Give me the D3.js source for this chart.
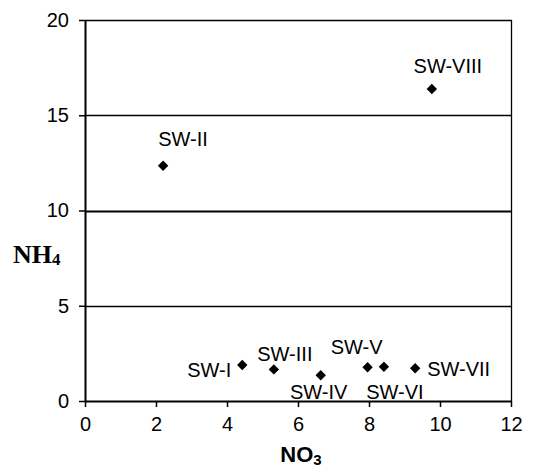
<!DOCTYPE html>
<html lang="en">
<head>
<meta charset="utf-8">
<title>NO3 vs NH4</title>
<script src="https://d3js.org/d3.v7.min.js"></script>
<style>
  body { margin: 0; background: #fff; }
  svg { display: block; }
</style>
</head>
<body>
<svg id="chart" width="544" height="468"></svg>
<script>
// data
var sites = ["SW-I", "SW-II", "SW-III", "SW-IV", "SW-V", "SW-VI", "SW-VII", "SW-VIII"];
var no3 = [4.43, 2.20, 5.32, 6.64, 7.96, 8.42, 9.30, 9.77];
var nh4 = [1.89, 12.35, 1.66, 1.35, 1.77, 1.80, 1.72, 16.38];
var xTicks = [0, 2, 4, 6, 8, 10, 12];
var yTicks = [0, 5, 10, 15, 20];

// where each label sits relative to its marker (anchor, dx, dy)
var labelPlace = {
  "SW-I":   ["end", -11, 12],
  "SW-II":  ["middle", 20, -20],
  "SW-III": ["middle", 11, -8],
  "SW-IV":  ["middle", -2, 24],
  "SW-V":   ["middle", -11, -13],
  "SW-VI":  ["middle", 11, 32],
  "SW-VII": ["start", 12, 8],
  "SW-VIII":["middle", 16, -16]
};

var sansFont = "'Liberation Sans', Arial, sans-serif";
var svg = d3.select("#chart");
var mLeft = 85, mRight = 511, mTop = 20, mBottom = 401;

var x = d3.scaleLinear().domain([0, 12]).range([mLeft, mRight]);
var y = d3.scaleLinear().domain([0, 20]).range([mBottom, mTop]);

// gridlines (including the top frame)
svg.append("g")
  .selectAll("line")
  .data(yTicks.filter(function (d) { return d > 0; }))
  .enter().append("line")
  .attr("x1", mLeft).attr("x2", mRight + 1)
  .attr("y1", function (d) { return Math.round(y(d)) + 0.5; })
  .attr("y2", function (d) { return Math.round(y(d)) + 0.5; })
  .attr("stroke", "#000")
  .attr("stroke-width", function (d) { return d === 10 ? 2 : 1.3; });

// right border
svg.append("line")
  .attr("x1", mRight + 0.5).attr("x2", mRight + 0.5)
  .attr("y1", mTop).attr("y2", mBottom)
  .attr("stroke", "#000").attr("stroke-width", 1.3);

var xAxis = svg.append("g")
  .attr("transform", "translate(0," + mBottom + ")")
  .call(d3.axisBottom(x).tickValues(xTicks).tickSize(6).tickPadding(10).tickSizeOuter(0));

var yAxis = svg.append("g")
  .attr("transform", "translate(" + mLeft + ",0)")
  .call(d3.axisLeft(y).tickValues(yTicks).tickSize(6).tickPadding(10).tickSizeOuter(0));

[xAxis, yAxis].forEach(function (a) {
  a.select(".domain").attr("stroke", "#000").attr("stroke-width", 2);
  a.selectAll(".tick line").attr("stroke", "#000").attr("stroke-width", 1.5);
  a.selectAll(".tick text")
    .attr("font-family", sansFont)
    .attr("font-size", 20)
    .attr("fill", "#000");
});

// markers
var pts = sites.map(function (s, i) { return { name: s, x: no3[i], y: nh4[i] }; });

svg.append("g")
  .selectAll("path")
  .data(pts)
  .enter().append("path")
  .attr("d", d3.symbol().type(d3.symbolSquare).size(54))
  .attr("transform", function (d) { return "translate(" + x(d.x) + "," + y(d.y) + ") rotate(45)"; })
  .attr("fill", "#000");

// labels
svg.append("g")
  .selectAll("text")
  .data(pts)
  .enter().append("text")
  .attr("font-family", sansFont)
  .attr("font-size", 20)
  .attr("x", function (d) { return x(d.x) + labelPlace[d.name][1]; })
  .attr("y", function (d) { return y(d.y) + labelPlace[d.name][2]; })
  .attr("text-anchor", function (d) { return labelPlace[d.name][0]; })
  .text(function (d) { return d.name; });

// axis titles
var yt = svg.append("text")
  .attr("x", 13).attr("y", 263)
  .attr("font-family", "'Liberation Serif', 'Times New Roman', serif")
  .attr("font-weight", "bold").attr("font-size", 26);
yt.append("tspan").text("NH");
yt.append("tspan").attr("font-size", 17).attr("dy", 2).text("4");

var xt = svg.append("text")
  .attr("x", 301).attr("y", 462)
  .attr("text-anchor", "middle")
  .attr("font-family", sansFont)
  .attr("font-weight", "bold").attr("font-size", 22);
xt.append("tspan").text("NO");
xt.append("tspan").attr("font-size", 15).attr("dy", 3).text("3");
</script>
</body>
</html>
★ ★ ★ ★ ★ ★ ★
- [Problem to solve]:
Omit each picture, then return all of the listing exactly as it stands.

- [Answer to this problem]:
Give me the D3.js source for this chart.
<!DOCTYPE html>
<html lang="en">
<head>
<meta charset="utf-8">
<title>NO3 vs NH4</title>
<script src="https://d3js.org/d3.v7.min.js"></script>
<style>
  body { margin: 0; background: #fff; }
  svg { display: block; }
</style>
</head>
<body>
<svg id="chart" width="544" height="468"></svg>
<script>
// data
var sites = ["SW-I", "SW-II", "SW-III", "SW-IV", "SW-V", "SW-VI", "SW-VII", "SW-VIII"];
var no3 = [4.43, 2.20, 5.32, 6.64, 7.96, 8.42, 9.30, 9.77];
var nh4 = [1.89, 12.35, 1.66, 1.35, 1.77, 1.80, 1.72, 16.38];
var xTicks = [0, 2, 4, 6, 8, 10, 12];
var yTicks = [0, 5, 10, 15, 20];

// where each label sits relative to its marker (anchor, dx, dy)
var labelPlace = {
  "SW-I":   ["end", -11, 12],
  "SW-II":  ["middle", 20, -20],
  "SW-III": ["middle", 11, -8],
  "SW-IV":  ["middle", -2, 24],
  "SW-V":   ["middle", -11, -13],
  "SW-VI":  ["middle", 11, 32],
  "SW-VII": ["start", 12, 8],
  "SW-VIII":["middle", 16, -16]
};

var sansFont = "'Liberation Sans', Arial, sans-serif";
var svg = d3.select("#chart");
var mLeft = 85, mRight = 511, mTop = 20, mBottom = 401;

var x = d3.scaleLinear().domain([0, 12]).range([mLeft, mRight]);
var y = d3.scaleLinear().domain([0, 20]).range([mBottom, mTop]);

// gridlines (including the top frame)
svg.append("g")
  .selectAll("line")
  .data(yTicks.filter(function (d) { return d > 0; }))
  .enter().append("line")
  .attr("x1", mLeft).attr("x2", mRight + 1)
  .attr("y1", function (d) { return Math.round(y(d)) + 0.5; })
  .attr("y2", function (d) { return Math.round(y(d)) + 0.5; })
  .attr("stroke", "#000")
  .attr("stroke-width", function (d) { return d === 10 ? 2 : 1.3; });

// right border
svg.append("line")
  .attr("x1", mRight + 0.5).attr("x2", mRight + 0.5)
  .attr("y1", mTop).attr("y2", mBottom)
  .attr("stroke", "#000").attr("stroke-width", 1.3);

var xAxis = svg.append("g")
  .attr("transform", "translate(0," + mBottom + ")")
  .call(d3.axisBottom(x).tickValues(xTicks).tickSize(6).tickPadding(10).tickSizeOuter(0));

var yAxis = svg.append("g")
  .attr("transform", "translate(" + mLeft + ",0)")
  .call(d3.axisLeft(y).tickValues(yTicks).tickSize(6).tickPadding(10).tickSizeOuter(0));

[xAxis, yAxis].forEach(function (a) {
  a.select(".domain").attr("stroke", "#000").attr("stroke-width", 2);
  a.selectAll(".tick line").attr("stroke", "#000").attr("stroke-width", 1.5);
  a.selectAll(".tick text")
    .attr("font-family", sansFont)
    .attr("font-size", 20)
    .attr("fill", "#000");
});

// markers
var pts = sites.map(function (s, i) { return { name: s, x: no3[i], y: nh4[i] }; });

svg.append("g")
  .selectAll("path")
  .data(pts)
  .enter().append("path")
  .attr("d", d3.symbol().type(d3.symbolSquare).size(54))
  .attr("transform", function (d) { return "translate(" + x(d.x) + "," + y(d.y) + ") rotate(45)"; })
  .attr("fill", "#000");

// labels
svg.append("g")
  .selectAll("text")
  .data(pts)
  .enter().append("text")
  .attr("font-family", sansFont)
  .attr("font-size", 20)
  .attr("x", function (d) { return x(d.x) + labelPlace[d.name][1]; })
  .attr("y", function (d) { return y(d.y) + labelPlace[d.name][2]; })
  .attr("text-anchor", function (d) { return labelPlace[d.name][0]; })
  .text(function (d) { return d.name; });

// axis titles
var yt = svg.append("text")
  .attr("x", 13).attr("y", 263)
  .attr("font-family", "'Liberation Serif', 'Times New Roman', serif")
  .attr("font-weight", "bold").attr("font-size", 26);
yt.append("tspan").text("NH");
yt.append("tspan").attr("font-size", 17).attr("dy", 2).text("4");

var xt = svg.append("text")
  .attr("x", 301).attr("y", 462)
  .attr("text-anchor", "middle")
  .attr("font-family", sansFont)
  .attr("font-weight", "bold").attr("font-size", 22);
xt.append("tspan").text("NO");
xt.append("tspan").attr("font-size", 15).attr("dy", 3).text("3");
</script>
</body>
</html>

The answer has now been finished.